Según Echeverría, la blanquitud promueve un proceso de invisibilización de las diferencias, aspirando así a una cultura orientada hacia el grado cero de lo humano. La idea del filósofo latinoamericano es que, a medida que la infinidad de prácticas, de tradiciones, de idiomas, de sociolectos, de producciones artísticas y culturales, van siendo relegados por no apegarse a los estándares establecidos por el desarrollo de la modernidad occidental, la pluralidad que caracteriza a los seres humanos se va restringiendo y la cultura tiende hacia una estandarización casi absoluta.
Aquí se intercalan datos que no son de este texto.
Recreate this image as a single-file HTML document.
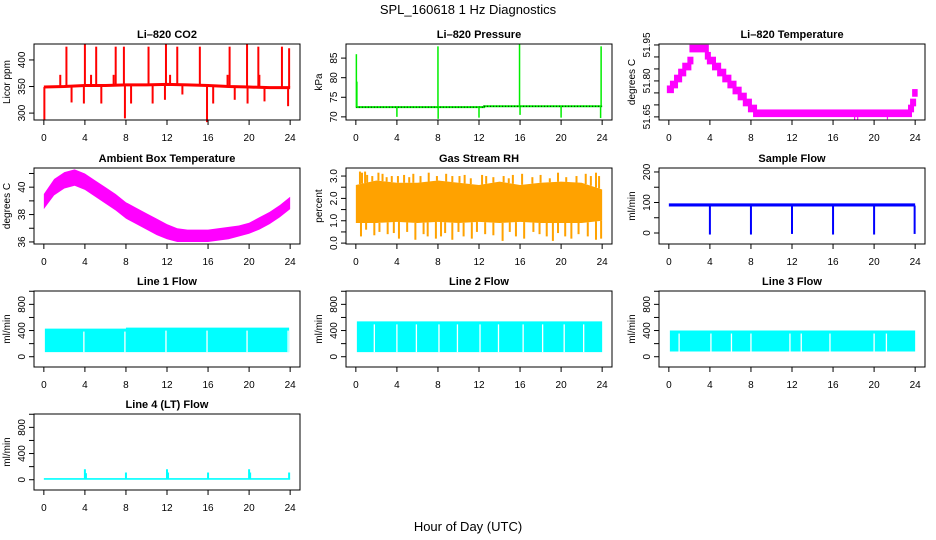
<!DOCTYPE html>
<html><head><meta charset="utf-8"><title>SPL_160618 1 Hz Diagnostics</title>
<style>
html,body{margin:0;padding:0;background:#fff;}
svg{display:block;font-family:"Liberation Sans",sans-serif;}
</style></head>
<body>
<svg id="chart" width="936" height="540" viewBox="0 0 936 540" xmlns="http://www.w3.org/2000/svg">
<text x="468" y="14" text-anchor="middle" font-size="13">SPL_160618  1 Hz Diagnostics</text>
<text x="468" y="531" text-anchor="middle" font-size="13">Hour of Day (UTC)</text>
</svg>
<script>
// ---------- data ----------
const xTicks = [0,4,8,12,16,20,24];
// CO2
const co2BaseHours = [0,2,4,6,8,10,12,14,16,18,20,22,24];
const co2BaseVals = [349,350,352,352,353,353,354,353,352,350,349,348,348];
const co2SpikeHours = [0.05,1.6,2.2,2.7,3.9,4.0,4.6,5.1,5.6,6.8,7.0,7.8,7.9,8.5,10.2,10.6,11.8,11.9,12.3,13.0,13.5,15.2,15.9,16.5,17.9,18.1,18.6,19.8,19.85,20.9,21.0,21.5,23.2,23.8,23.9];
const co2SpikeVals = [288,372,425,320,318,430,372,425,318,372,425,425,290,318,425,318,325,430,372,425,335,425,283,318,372,425,325,430,318,425,372,322,425,313,422];
// Pressure
const presBaseHours = [0,12.5,12.5,24];
const presBaseVals = [72.5,72.5,72.7,72.7];
const presSpikeHours = [0.05,0.1,4.0,8.0,8.02,12.0,15.95,16.0,20.0,23.85,23.9];
const presSpikeVals = [86,79,70,88,69.5,69.8,88.5,70.5,69.8,69.7,88];
// Li-820 temperature steps
const ltHours = [0,0.3,0.7,1.1,1.5,2.0,2.2,3.7,3.9,4.4,4.9,5.4,5.9,6.4,6.9,7.4,7.9,8.4,23.5,23.7,23.9];
const ltVals = [51.765,51.785,51.81,51.835,51.86,51.885,51.935,51.905,51.885,51.86,51.835,51.81,51.785,51.76,51.735,51.71,51.685,51.665,51.685,51.71,51.75];
const ltDipHours = [18.1,18.4,21.3];
const ltDipVals = [51.638,51.638,51.64];
// Ambient box temperature envelope
const ambHours = [0,1,2,3,4,5,6,7,8,9,10,11,12,13,14,15,16,17,18,19,20,21,22,23,24];
const ambLo = [38.4,39.4,39.9,40.1,39.8,39.3,38.8,38.3,37.7,37.3,36.9,36.5,36.2,36.0,36.0,36.0,36.0,36.1,36.2,36.4,36.6,36.9,37.3,37.8,38.4];
const ambHi = [39.5,40.6,41.1,41.3,41.0,40.5,40.0,39.5,38.9,38.5,38.1,37.7,37.3,37.0,36.9,36.9,36.9,37.0,37.1,37.2,37.4,37.8,38.2,38.7,39.3];
// Gas stream RH
const rhHours = [0,2,4,6,8,10,12,14,16,18,20,22,24];
const rhLo = [0.9,0.9,0.95,0.9,0.95,0.9,0.95,0.9,0.95,0.9,0.9,0.9,1.0];
const rhHi = [2.6,2.8,2.7,2.7,2.8,2.7,2.6,2.75,2.6,2.7,2.75,2.7,2.4];
const rhUpHours = [0.4,0.6,0.9,1.1,1.6,2.2,2.6,3.0,3.5,4.1,4.7,5.2,5.6,6.3,7.1,7.9,8.8,9.4,10.1,10.6,11.2,12.3,12.7,13.4,14.4,14.9,15.3,16.2,17.2,18.0,18.9,19.7,20.5,21.5,22.4,22.9,23.4,23.7];
const rhUpVals = [3.2,3.15,3.2,3.05,3.0,3.15,3.1,2.95,3.0,3.0,3.05,2.95,3.1,3.0,3.15,3.0,3.1,3.0,3.0,3.05,2.9,3.05,3.0,2.95,3.0,2.9,3.05,3.1,2.95,3.05,2.9,3.15,2.95,3.0,3.1,3.0,3.15,3.0];
const rhDnHours = [0.5,1.0,1.8,2.3,3.1,3.7,4.2,5.0,5.8,6.6,7.0,7.8,8.3,8.7,9.4,10.0,10.5,11.3,11.8,12.6,13.4,14.3,15.0,15.6,16.4,17.3,17.9,18.6,19.2,19.7,20.4,21.0,21.7,22.6,23.4,23.9];
const rhDnVals = [0.3,0.6,0.35,0.5,0.4,0.45,0.2,0.5,0.15,0.4,0.3,0.2,0.3,0.45,0.15,0.5,0.3,0.2,0.5,0.4,0.35,0.1,0.5,0.3,0.2,0.5,0.4,0.3,0.1,0.45,0.3,0.2,0.4,0.3,0.15,0.2];
// Sample flow
const sfHours = [0,24];
const sfLo = [87,87];
const sfHi = [97,97];
const sfDipHours = [4.0,8.0,12.0,16.0,20.0,23.95];
const sfDipVals = [-5,-5,-3,-5,-5,-3];
// Line flows
const l1Hours = [0.1,8,8,23.9];
const l1Lo = [70,70,70,70];
const l1Hi = [430,430,445,445];
const l1GapHours = [3.9,7.9,11.9,15.9,19.8,23.8];
const l2Hours = [0.1,24];
const l2Lo = [70,70];
const l2Hi = [540,540];
const l2GapHours = [1.8,4.0,5.9,8.1,9.9,12.1,13.9,16.3,18.2,20.3,22.2];
const l3Hours = [0.1,24];
const l3Lo = [80,80];
const l3Hi = [400,400];
const l3GapHours = [1.0,4.1,6.1,8.0,11.8,12.9,15.7,20.0,21.2];
const l4Hours = [0,24];
const l4Lo = [0,0];
const l4Hi = [25,25];
const l4SpikeHours = [4.0,4.1,8.0,12.0,12.1,16.0,20.0,20.1,23.9];
const l4SpikeVals = [160,100,110,160,110,110,160,110,110];

// ---------- helpers ----------
const NS = "http://www.w3.org/2000/svg";
const svg = document.getElementById('chart');
const RH_FILL = '#ffa200';
function el(tag, attrs, parent){
  const e = document.createElementNS(NS, tag);
  for (const k in attrs) e.setAttribute(k, attrs[k]);
  (parent||svg).appendChild(e);
  return e;
}
const PW = 266, PH = 76;
function makePanel(name, left, top, title, ylab, ymin, ymax, yTicks, yLabels){
  const g = el('g', {});
  
  
  const xr = 24*1.08, x0 = -24*0.04;
  const sx = h => left + (h - x0) / xr * PW;
  const sy = v => top + PH - (v - ymin) / (ymax - ymin) * PH;
  const plot = el('g', {}, g);
  
  
  const t = el('text', {x: left + PW/2, y: top - 6, 'text-anchor':'middle', 'font-size':'11', 'font-weight':'bold'}, g);
  t.textContent = title;
  
  
  const xa = el('g', {}, g);
  
  
  el('line', {x1: sx(0), x2: sx(24), y1: top+PH, y2: top+PH, stroke:'#000'}, xa);
  xTicks.forEach(h => {
    el('line', {x1: sx(h), x2: sx(h), y1: top+PH, y2: top+PH+5, stroke:'#000'}, xa);
    const tl = el('text', {x: sx(h), y: top+PH+21, 'text-anchor':'middle', 'font-size':'10'}, xa);
    tl.textContent = h;
    
    
  });
  const ya = el('g', {}, g);
  
  
  el('line', {x1: left, x2: left, y1: sy(yTicks[0]), y2: sy(yTicks[yTicks.length-1]), stroke:'#000'}, ya);
  yTicks.forEach(v => {
    el('line', {x1: left-5, x2: left, y1: sy(v), y2: sy(v), stroke:'#000'}, ya);
  });
  yLabels.forEach(lb => {
    const tx = left - 9, ty = sy(lb[0]);
    const tl = el('text', {x: tx, y: ty, 'text-anchor':'middle', 'font-size':'10', transform:'rotate(-90 '+tx+' '+ty+')'}, ya);
    tl.textContent = lb[1];
    
    
  });
  const yt = el('text', {x: left-24, y: top+PH/2, 'text-anchor':'middle', 'font-size':'10', transform:'rotate(-90 '+(left-24)+' '+(top+PH/2)+')'}, g);
  yt.textContent = ylab;
  
  
  return {g, plot, sx, sy, left, top, finish(){
    const b = el('rect', {x:left, y:top, width:PW, height:PH, fill:'none', stroke:'#000'}, g);
    
    
  }};
}
function poly(p, hours, lo, hi, fill){
  let pts = [];
  hours.forEach((h,i)=>pts.push(p.sx(h)+','+p.sy(hi[i])));
  for (let i=hours.length-1;i>=0;i--) pts.push(p.sx(hours[i])+','+p.sy(lo[i]));
  return el('polygon', {points: pts.join(' '), fill: fill}, p.plot);
}
function spikes(p, hours, vals, base, color, w){
  hours.forEach((h,i)=>{
    const s = el('line', {x1:p.sx(h), x2:p.sx(h), y1:p.sy(base(h)), y2:p.sy(vals[i]), stroke:color, 'stroke-width': w||1.5}, p.plot);
    
    
  });
}
function interp(hours, vals){
  return h => {
    for (let i=0;i<hours.length-1;i++) if (h>=hours[i] && h<=hours[i+1]) {
      const d = hours[i+1]-hours[i]; if (d===0) return vals[i+1];
      return vals[i] + (vals[i+1]-vals[i])*(h-hours[i])/d;
    }
    return vals[vals.length-1];
  };
}
function tk(arr){ return arr.map(v=>[v,String(v)]); }

const cols = [34, 346, 659];
const rows = [44, 168, 291, 414];

// ---- CO2 ----
let p = makePanel('co2', cols[0], rows[0], 'Li\u2013820 CO2', 'Licor ppm', 287, 430, [300,350,400], tk([300,350,400]));
{ const line = el('polyline', {points: co2BaseHours.map((h,i)=>p.sx(h)+','+p.sy(co2BaseVals[i])).join(' '), fill:'none', stroke:'#ff0000', 'stroke-width':3}, p.plot);
   
  spikes(p, co2SpikeHours, co2SpikeVals, interp(co2BaseHours, co2BaseVals), '#ff0000', 2); }
p.finish();

// ---- Pressure ----
p = makePanel('pressure', cols[1], rows[0], 'Li\u2013820 Pressure', 'kPa', 69.2, 88.6, [70,75,80,85], tk([70,75,80,85]));
{ const pts = presBaseHours.map((h,i)=>p.sx(h)+','+p.sy(presBaseVals[i])).join(' ');
  const line = el('polyline', {points: pts, fill:'none', stroke:'#00ee00', 'stroke-width':2}, p.plot);
   
  el('polyline', {points: pts, fill:'none', stroke:'#000', 'stroke-width':1, 'stroke-dasharray':'1 2'}, p.plot);
  spikes(p, presSpikeHours, presSpikeVals, interp(presBaseHours, presBaseVals), '#00ee00', 1.5); }
p.finish();

// ---- Li-820 Temperature ----
p = makePanel('li820-temp', cols[2], rows[0], 'Li\u2013820 Temperature', 'degrees C', 51.637, 51.954,
  [51.65,51.70,51.75,51.80,51.85,51.90,51.95], [[51.65,'51.65'],[51.80,'51.80'],[51.95,'51.95']]);
{ ltHours.forEach((h,i)=>{
    const h2 = i<ltHours.length-1 ? ltHours[i+1] : 24.05;
    const x1 = p.sx(h)-2, x2 = p.sx(h2)+2;
    const r = el('rect', {x:x1, y:p.sy(ltVals[i]+0.016), width:x2-x1, height:p.sy(ltVals[i]-0.016)-p.sy(ltVals[i]+0.016), fill:'#ff00ff'}, p.plot);
     
  });
  spikes(p, ltDipHours, ltDipVals, ()=>51.665, '#ff00ff', 1.2); }
p.finish();

// ---- Ambient ----
p = makePanel('ambient-temp', cols[0], rows[1], 'Ambient Box Temperature', 'degrees C', 35.85, 41.4, [36,37,38,39,40,41], tk([36,38,40]));
{ const e = poly(p, ambHours, ambLo, ambHi, '#ff00ff');
    }
p.finish();

// ---- RH ----
p = makePanel('rh', cols[1], rows[1], 'Gas Stream RH', 'percent', -0.04, 3.36, [0,0.5,1,1.5,2,2.5,3], [[0,'0.0'],[1,'1.0'],[2,'2.0'],[3,'3.0']]);
{ const e = poly(p, rhHours, rhLo, rhHi, RH_FILL);
   
  const hiF = interp(rhHours, rhHi), loF = interp(rhHours, rhLo);
  rhUpHours.forEach((h,i)=>{ const r = el('rect',{x:p.sx(h)-1,y:p.sy(rhUpVals[i]),width:2,height:p.sy(hiF(h))-p.sy(rhUpVals[i]),fill:RH_FILL},p.plot);
      });
  rhDnHours.forEach((h,i)=>{ const r = el('rect',{x:p.sx(h)-1,y:p.sy(loF(h)),width:2,height:p.sy(rhDnVals[i])-p.sy(loF(h)),fill:RH_FILL},p.plot);
      }); }
p.finish();

// ---- Sample Flow ----
p = makePanel('sample-flow', cols[2], rows[1], 'Sample Flow', 'ml/min', -36, 213, [0,50,100,150,200], tk([0,100,200]));
{ const e = poly(p, sfHours, sfLo, sfHi, '#0000ff');
   
  spikes(p, sfDipHours, sfDipVals, ()=>90, '#0000ff', 2); }
p.finish();

// ---- Line flows ----
function flowPanel(name, col, row, title, hours, lo, hi, gaps){
  const q = makePanel(name, cols[col], rows[row], title, 'ml/min', -157, 1004, [0,200,400,600,800,1000], tk([0,400,800]));
  const e = poly(q, hours, lo, hi, '#00ffff');
  
  
  (gaps||[]).forEach(h=>el('line',{x1:q.sx(h),x2:q.sx(h),y1:q.sy(interp(hours,hi)(h))+3,y2:q.sy(interp(hours,lo)(h)),stroke:'#fff','stroke-width':1.3},q.plot));
  return q;
}
p = flowPanel('line1-flow', 0, 2, 'Line 1 Flow', l1Hours, l1Lo, l1Hi, l1GapHours); p.finish();
p = flowPanel('line2-flow', 1, 2, 'Line 2 Flow', l2Hours, l2Lo, l2Hi, l2GapHours); p.finish();
p = flowPanel('line3-flow', 2, 2, 'Line 3 Flow', l3Hours, l3Lo, l3Hi, l3GapHours); p.finish();
p = flowPanel('line4-flow', 0, 3, 'Line 4 (LT) Flow', l4Hours, l4Lo, l4Hi, []);
spikes(p, l4SpikeHours, l4SpikeVals, ()=>20, '#00ffff', 2);
p.finish();
</script>
</body></html>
Aunque las implicaciones de este concepto son problemáticas e incluso refutables, no dejo de pensar en él cuando leo las críticas que algunos “politólogos” “bien preparados” le dirigen a una candidata como Delfina. Desde sus coordenadas es inconcebible que una mujer que no habla como “debería hacerlo” un político, que tampoco responde a la figura del “outsider” facundo, bravucón a la “Bronco” o campechano a la “Fox”, una mujer que no comunica con la seguridad que tendría que hacerlo un candidato bien asesorado o con la circunspección que amerita la ocasión, pueda conectar con la ciudadanía a tal punto de encabezar las encuestas del Estado de México, ahí donde candidatos “más preparados” no han podido siquiera competir seriamente.
Quienes, incluso desde la izquierda, hablan de la incapacidad para gobernar de una candidata con “serias limitaciones” para expresarse; quienes aducen que una mujer como Delfina no tendrá la fuerza para enfrentar los duros problemas que implica tomar las riendas del Estado de México; quienes incluso le regatean su propia independencia parecen tener en la cabeza un prototipo muy particular de “político ideal” al que todos los demás debieran apegarse.
A estas alturas, deberíamos saber que cumplir con los estereotipos reproducidos por los expertos en “marketing político” no garantiza un mejor gobierno. De hecho, llama la atención que muchos de los perredistas que actualmente han expresado sus dudas sobre la capacidad de gobernar por parte de Delfina no hayan cuestionado ni mínimamente a figuras como Rafael Moreno Valle o el propio Yunes Linares. ¿Acaso su facundia y su buen porte, o su viril bravuconería han garantizado un mejor gobierno en los estados de Puebla y Veracruz?  
Más allá del buen hablar, una caterva de asesores para el discurso, un porte envidiable o la virilidad del bravucón, existen otros factores esenciales que deben ser considerados como la interlocución con la ciudadanía, el compromiso con los más afectados, la capacidad de delegar a los perfiles adecuados, etc. Saber hablar frente la cámara, saber memorizar los datos proporcionados por los asesores o saber aparentar un control absoluto de sí mismo en el escenario son criterios bastante pobres para definir la capacidad de una persona.
Sin negar las críticas que puedan dirigirse hacia Delfina, muchas de ellas bien justificadas, debemos reconocer que su candidatura nos ha mostrado que es posible aspirar a un cargo público sin la necesidad de reproducir los prejuicios patriarcales, clasistas y elitistas con los que, incluso, los expertos en política más progresistas intentan encuadrar los perfiles de nuestros gobernantes.